STATED EXERCISE:
Begin with the first line and repeat exactly through the line containing "plt.rcParams['font.family'] = ['Open"; leave every image out.

INFORMATION SUPPLIED:
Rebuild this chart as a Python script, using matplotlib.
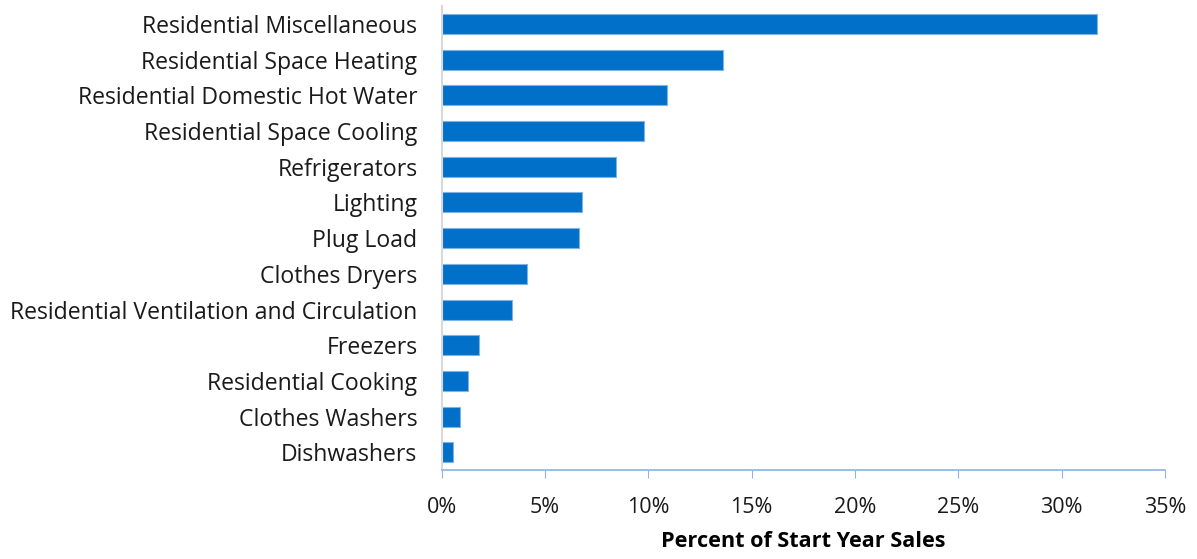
import matplotlib.pyplot as plt
from matplotlib.ticker import PercentFormatter

categories = [
    "Residential Miscellaneous",
    "Residential Space Heating",
    "Residential Domestic Hot Water",
    "Residential Space Cooling",
    "Refrigerators",
    "Lighting",
    "Plug Load",
    "Clothes Dryers",
    "Residential Ventilation and Circulation",
    "Freezers",
    "Residential Cooking",
    "Clothes Washers",
    "Dishwashers",
]
pct_sales = [31.7, 13.6, 10.9, 9.8, 8.45, 6.8, 6.63, 4.13, 3.4, 1.82, 1.26, 0.9, 0.53]
xticks = [0, 5, 10, 15, 20, 25, 30, 35]

plt.rcParams['font.family'] = ['Open Sans', 'DejaVu Sans']

fig = plt.figure(figsize=(11.97, 5.59), dpi=100)
ax = fig.add_axes([0.369, 0.159, 0.6043, 0.83])

ypos = list(range(len(categories)))
ax.barh(ypos, pct_sales, height=0.56, color='#0070C8', edgecolor='#7FB2E5', linewidth=0.8)
ax.set_yticks(ypos)
ax.set_yticklabels(categories, fontsize=16.6, color='#1a1a1a')
ax.set_ylim(len(categories) - 0.5, -0.5)

ax.set_xlim(0, 35)
ax.set_xticks(xticks)
ax.xaxis.set_major_formatter(PercentFormatter(decimals=0))
ax.tick_params(axis='x', labelsize=15.5, labelcolor='#1a1a1a', length=6, color='#8DB3E2', pad=13)
ax.tick_params(axis='y', length=0, pad=17.5)
ax.set_xlabel("Percent of Start Year Sales", fontsize=15.6, fontweight='bold', labelpad=10)

for s in ['top', 'right']:
    ax.spines[s].set_visible(False)
ax.spines['bottom'].set_color('#8DB3E2')
ax.spines['bottom'].set_linewidth(1.2)
ax.spines['left'].set_color('#D9D9D9')
ax.spines['left'].set_linewidth(1.5)

fig.savefig("out.png", dpi=100)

EXERCISE RESULT:
Rebuild this chart as a Python script, using matplotlib.
import matplotlib.pyplot as plt
from matplotlib.ticker import PercentFormatter

categories = [
    "Residential Miscellaneous",
    "Residential Space Heating",
    "Residential Domestic Hot Water",
    "Residential Space Cooling",
    "Refrigerators",
    "Lighting",
    "Plug Load",
    "Clothes Dryers",
    "Residential Ventilation and Circulation",
    "Freezers",
    "Residential Cooking",
    "Clothes Washers",
    "Dishwashers",
]
pct_sales = [31.7, 13.6, 10.9, 9.8, 8.45, 6.8, 6.63, 4.13, 3.4, 1.82, 1.26, 0.9, 0.53]
xticks = [0, 5, 10, 15, 20, 25, 30, 35]

plt.rcParams['font.family'] = ['Open Sans', 'DejaVu Sans']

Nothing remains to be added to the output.